** Task prompt **
Images do not belong in the copy. Retype all the entries below exactly.
** Begin Dataset extract **
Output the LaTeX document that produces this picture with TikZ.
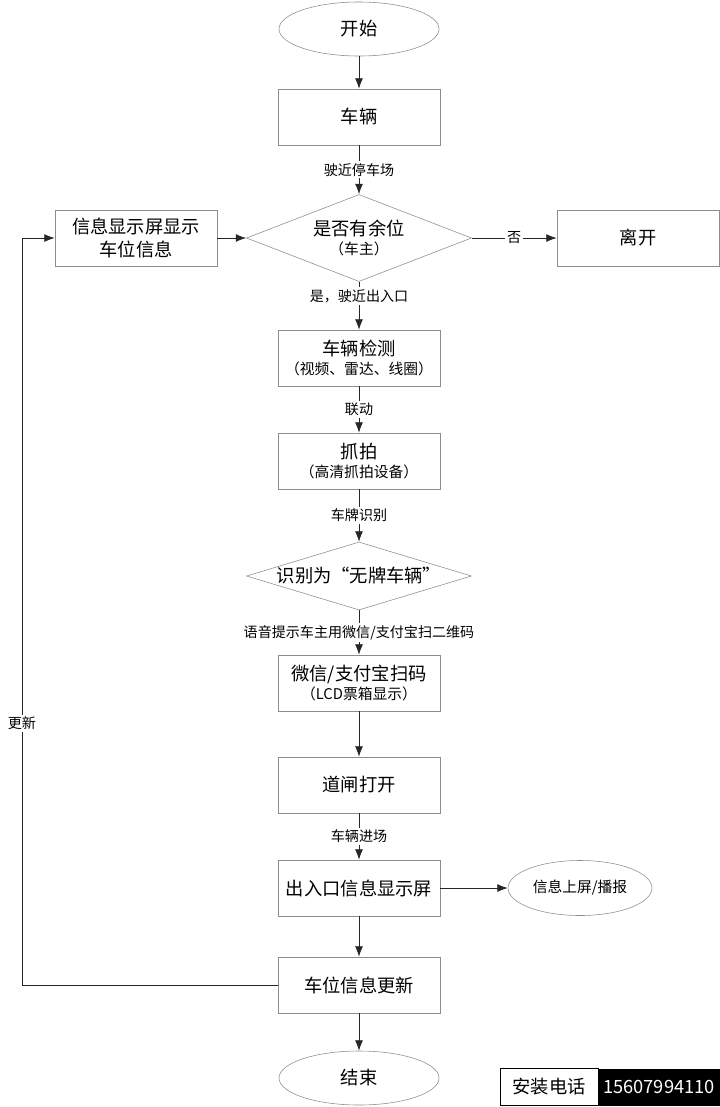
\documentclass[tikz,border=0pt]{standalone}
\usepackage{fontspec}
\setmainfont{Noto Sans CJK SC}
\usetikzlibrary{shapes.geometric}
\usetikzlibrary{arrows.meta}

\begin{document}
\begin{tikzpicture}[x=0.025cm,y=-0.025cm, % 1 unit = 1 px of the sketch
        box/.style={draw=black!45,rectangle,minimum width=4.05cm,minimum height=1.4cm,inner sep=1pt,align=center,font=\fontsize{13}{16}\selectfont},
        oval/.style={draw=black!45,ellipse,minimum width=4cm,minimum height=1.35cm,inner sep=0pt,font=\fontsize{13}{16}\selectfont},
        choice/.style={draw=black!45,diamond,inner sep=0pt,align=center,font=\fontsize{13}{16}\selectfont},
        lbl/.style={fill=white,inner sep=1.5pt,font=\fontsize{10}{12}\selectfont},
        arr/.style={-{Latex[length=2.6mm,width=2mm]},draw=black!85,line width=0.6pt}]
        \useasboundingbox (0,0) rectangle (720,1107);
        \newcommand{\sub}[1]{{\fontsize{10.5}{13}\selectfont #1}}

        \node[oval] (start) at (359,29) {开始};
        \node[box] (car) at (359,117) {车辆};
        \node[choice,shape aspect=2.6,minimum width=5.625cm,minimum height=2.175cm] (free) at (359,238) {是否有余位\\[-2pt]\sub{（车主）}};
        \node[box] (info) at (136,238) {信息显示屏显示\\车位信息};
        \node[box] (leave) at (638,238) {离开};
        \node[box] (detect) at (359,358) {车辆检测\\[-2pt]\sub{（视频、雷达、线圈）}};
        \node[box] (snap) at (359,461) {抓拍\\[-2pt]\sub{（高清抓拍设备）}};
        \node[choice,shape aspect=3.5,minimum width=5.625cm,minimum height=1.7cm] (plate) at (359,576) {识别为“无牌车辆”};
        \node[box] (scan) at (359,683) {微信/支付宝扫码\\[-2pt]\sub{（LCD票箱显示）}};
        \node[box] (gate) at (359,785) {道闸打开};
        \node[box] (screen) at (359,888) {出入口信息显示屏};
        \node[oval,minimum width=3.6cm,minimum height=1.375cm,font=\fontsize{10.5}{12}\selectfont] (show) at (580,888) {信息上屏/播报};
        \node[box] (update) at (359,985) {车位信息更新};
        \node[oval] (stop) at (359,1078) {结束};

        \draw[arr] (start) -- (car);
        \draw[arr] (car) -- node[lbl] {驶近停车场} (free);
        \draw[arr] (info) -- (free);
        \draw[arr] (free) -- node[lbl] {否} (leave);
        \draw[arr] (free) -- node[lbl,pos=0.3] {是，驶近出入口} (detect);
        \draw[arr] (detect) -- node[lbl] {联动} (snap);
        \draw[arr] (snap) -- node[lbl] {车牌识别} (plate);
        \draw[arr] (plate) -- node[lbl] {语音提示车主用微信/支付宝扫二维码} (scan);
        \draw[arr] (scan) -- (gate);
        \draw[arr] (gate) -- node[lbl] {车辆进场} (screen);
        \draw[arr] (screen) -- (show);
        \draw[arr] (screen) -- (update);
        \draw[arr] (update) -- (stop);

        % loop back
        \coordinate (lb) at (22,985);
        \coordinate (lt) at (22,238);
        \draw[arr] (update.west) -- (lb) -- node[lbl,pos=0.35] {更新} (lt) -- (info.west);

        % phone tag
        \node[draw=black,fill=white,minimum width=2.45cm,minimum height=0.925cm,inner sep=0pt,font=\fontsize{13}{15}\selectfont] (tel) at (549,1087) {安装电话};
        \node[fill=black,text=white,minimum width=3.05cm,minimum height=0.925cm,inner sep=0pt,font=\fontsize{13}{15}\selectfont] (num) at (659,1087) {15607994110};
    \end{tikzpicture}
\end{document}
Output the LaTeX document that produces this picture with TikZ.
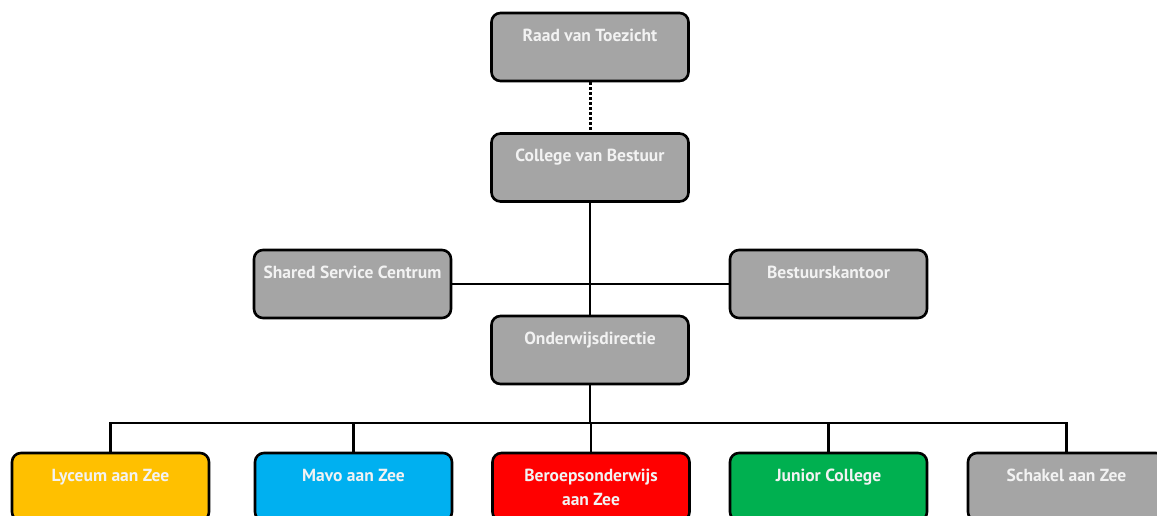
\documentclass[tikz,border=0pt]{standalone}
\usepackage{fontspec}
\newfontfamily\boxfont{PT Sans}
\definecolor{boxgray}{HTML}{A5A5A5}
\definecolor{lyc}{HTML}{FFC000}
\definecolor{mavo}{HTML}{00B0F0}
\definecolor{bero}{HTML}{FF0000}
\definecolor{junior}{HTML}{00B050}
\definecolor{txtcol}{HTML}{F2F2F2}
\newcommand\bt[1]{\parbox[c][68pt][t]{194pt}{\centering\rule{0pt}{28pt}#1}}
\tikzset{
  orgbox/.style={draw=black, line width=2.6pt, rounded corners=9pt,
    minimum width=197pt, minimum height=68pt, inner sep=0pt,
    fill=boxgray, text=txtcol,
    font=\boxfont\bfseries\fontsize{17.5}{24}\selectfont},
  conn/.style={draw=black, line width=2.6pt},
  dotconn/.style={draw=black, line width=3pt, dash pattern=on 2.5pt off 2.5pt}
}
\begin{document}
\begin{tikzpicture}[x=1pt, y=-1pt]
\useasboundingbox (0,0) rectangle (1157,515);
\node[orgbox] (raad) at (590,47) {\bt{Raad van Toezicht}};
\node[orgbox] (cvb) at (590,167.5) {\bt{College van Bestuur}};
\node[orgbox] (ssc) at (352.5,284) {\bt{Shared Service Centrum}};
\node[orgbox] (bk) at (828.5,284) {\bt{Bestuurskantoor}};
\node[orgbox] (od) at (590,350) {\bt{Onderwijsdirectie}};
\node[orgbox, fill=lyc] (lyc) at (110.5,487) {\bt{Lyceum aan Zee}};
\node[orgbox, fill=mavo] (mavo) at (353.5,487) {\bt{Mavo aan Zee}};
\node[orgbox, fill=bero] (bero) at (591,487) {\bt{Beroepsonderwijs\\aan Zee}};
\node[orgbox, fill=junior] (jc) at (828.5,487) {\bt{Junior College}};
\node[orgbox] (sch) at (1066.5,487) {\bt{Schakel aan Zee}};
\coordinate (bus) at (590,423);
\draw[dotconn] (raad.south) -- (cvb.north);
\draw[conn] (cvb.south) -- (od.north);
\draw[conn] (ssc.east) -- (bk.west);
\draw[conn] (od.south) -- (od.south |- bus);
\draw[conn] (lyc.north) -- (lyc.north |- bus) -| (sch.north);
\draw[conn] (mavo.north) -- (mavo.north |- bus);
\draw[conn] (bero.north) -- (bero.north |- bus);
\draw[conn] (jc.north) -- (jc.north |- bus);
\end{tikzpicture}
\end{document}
** End Dataset extract **
** Answer to this problem **
Output the LaTeX document that produces this picture with TikZ.
\documentclass[tikz,border=0pt]{standalone}
\usepackage{fontspec}
\setmainfont{Noto Sans CJK SC}
\usetikzlibrary{shapes.geometric}
\usetikzlibrary{arrows.meta}

\begin{document}
\begin{tikzpicture}[x=0.025cm,y=-0.025cm, % 1 unit = 1 px of the sketch
        box/.style={draw=black!45,rectangle,minimum width=4.05cm,minimum height=1.4cm,inner sep=1pt,align=center,font=\fontsize{13}{16}\selectfont},
        oval/.style={draw=black!45,ellipse,minimum width=4cm,minimum height=1.35cm,inner sep=0pt,font=\fontsize{13}{16}\selectfont},
        choice/.style={draw=black!45,diamond,inner sep=0pt,align=center,font=\fontsize{13}{16}\selectfont},
        lbl/.style={fill=white,inner sep=1.5pt,font=\fontsize{10}{12}\selectfont},
        arr/.style={-{Latex[length=2.6mm,width=2mm]},draw=black!85,line width=0.6pt}]
        \useasboundingbox (0,0) rectangle (720,1107);
        \newcommand{\sub}[1]{{\fontsize{10.5}{13}\selectfont #1}}

        \node[oval] (start) at (359,29) {开始};
        \node[box] (car) at (359,117) {车辆};
        \node[choice,shape aspect=2.6,minimum width=5.625cm,minimum height=2.175cm] (free) at (359,238) {是否有余位\\[-2pt]\sub{（车主）}};
        \node[box] (info) at (136,238) {信息显示屏显示\\车位信息};
        \node[box] (leave) at (638,238) {离开};
        \node[box] (detect) at (359,358) {车辆检测\\[-2pt]\sub{（视频、雷达、线圈）}};
        \node[box] (snap) at (359,461) {抓拍\\[-2pt]\sub{（高清抓拍设备）}};
        \node[choice,shape aspect=3.5,minimum width=5.625cm,minimum height=1.7cm] (plate) at (359,576) {识别为“无牌车辆”};
        \node[box] (scan) at (359,683) {微信/支付宝扫码\\[-2pt]\sub{（LCD票箱显示）}};
        \node[box] (gate) at (359,785) {道闸打开};
        \node[box] (screen) at (359,888) {出入口信息显示屏};
        \node[oval,minimum width=3.6cm,minimum height=1.375cm,font=\fontsize{10.5}{12}\selectfont] (show) at (580,888) {信息上屏/播报};
        \node[box] (update) at (359,985) {车位信息更新};
        \node[oval] (stop) at (359,1078) {结束};

        \draw[arr] (start) -- (car);
        \draw[arr] (car) -- node[lbl] {驶近停车场} (free);
        \draw[arr] (info) -- (free);
        \draw[arr] (free) -- node[lbl] {否} (leave);
        \draw[arr] (free) -- node[lbl,pos=0.3] {是，驶近出入口} (detect);
        \draw[arr] (detect) -- node[lbl] {联动} (snap);
        \draw[arr] (snap) -- node[lbl] {车牌识别} (plate);
        \draw[arr] (plate) -- node[lbl] {语音提示车主用微信/支付宝扫二维码} (scan);
        \draw[arr] (scan) -- (gate);
        \draw[arr] (gate) -- node[lbl] {车辆进场} (screen);
        \draw[arr] (screen) -- (show);
        \draw[arr] (screen) -- (update);
        \draw[arr] (update) -- (stop);

        % loop back
        \coordinate (lb) at (22,985);
        \coordinate (lt) at (22,238);
        \draw[arr] (update.west) -- (lb) -- node[lbl,pos=0.35] {更新} (lt) -- (info.west);

        % phone tag
        \node[draw=black,fill=white,minimum width=2.45cm,minimum height=0.925cm,inner sep=0pt,font=\fontsize{13}{15}\selectfont] (tel) at (549,1087) {安装电话};
        \node[fill=black,text=white,minimum width=3.05cm,minimum height=0.925cm,inner sep=0pt,font=\fontsize{13}{15}\selectfont] (num) at (659,1087) {15607994110};
    \end{tikzpicture}
\end{document}
Output the LaTeX document that produces this picture with TikZ.
\documentclass[tikz,border=0pt]{standalone}
\usepackage{fontspec}
\newfontfamily\boxfont{PT Sans}
\definecolor{boxgray}{HTML}{A5A5A5}
\definecolor{lyc}{HTML}{FFC000}
\definecolor{mavo}{HTML}{00B0F0}
\definecolor{bero}{HTML}{FF0000}
\definecolor{junior}{HTML}{00B050}
\definecolor{txtcol}{HTML}{F2F2F2}
\newcommand\bt[1]{\parbox[c][68pt][t]{194pt}{\centering\rule{0pt}{28pt}#1}}
\tikzset{
  orgbox/.style={draw=black, line width=2.6pt, rounded corners=9pt,
    minimum width=197pt, minimum height=68pt, inner sep=0pt,
    fill=boxgray, text=txtcol,
    font=\boxfont\bfseries\fontsize{17.5}{24}\selectfont},
  conn/.style={draw=black, line width=2.6pt},
  dotconn/.style={draw=black, line width=3pt, dash pattern=on 2.5pt off 2.5pt}
}
\begin{document}
\begin{tikzpicture}[x=1pt, y=-1pt]
\useasboundingbox (0,0) rectangle (1157,515);
\node[orgbox] (raad) at (590,47) {\bt{Raad van Toezicht}};
\node[orgbox] (cvb) at (590,167.5) {\bt{College van Bestuur}};
\node[orgbox] (ssc) at (352.5,284) {\bt{Shared Service Centrum}};
\node[orgbox] (bk) at (828.5,284) {\bt{Bestuurskantoor}};
\node[orgbox] (od) at (590,350) {\bt{Onderwijsdirectie}};
\node[orgbox, fill=lyc] (lyc) at (110.5,487) {\bt{Lyceum aan Zee}};
\node[orgbox, fill=mavo] (mavo) at (353.5,487) {\bt{Mavo aan Zee}};
\node[orgbox, fill=bero] (bero) at (591,487) {\bt{Beroepsonderwijs\\aan Zee}};
\node[orgbox, fill=junior] (jc) at (828.5,487) {\bt{Junior College}};
\node[orgbox] (sch) at (1066.5,487) {\bt{Schakel aan Zee}};
\coordinate (bus) at (590,423);
\draw[dotconn] (raad.south) -- (cvb.north);
\draw[conn] (cvb.south) -- (od.north);
\draw[conn] (ssc.east) -- (bk.west);
\draw[conn] (od.south) -- (od.south |- bus);
\draw[conn] (lyc.north) -- (lyc.north |- bus) -| (sch.north);
\draw[conn] (mavo.north) -- (mavo.north |- bus);
\draw[conn] (bero.north) -- (bero.north |- bus);
\draw[conn] (jc.north) -- (jc.north |- bus);
\end{tikzpicture}
\end{document}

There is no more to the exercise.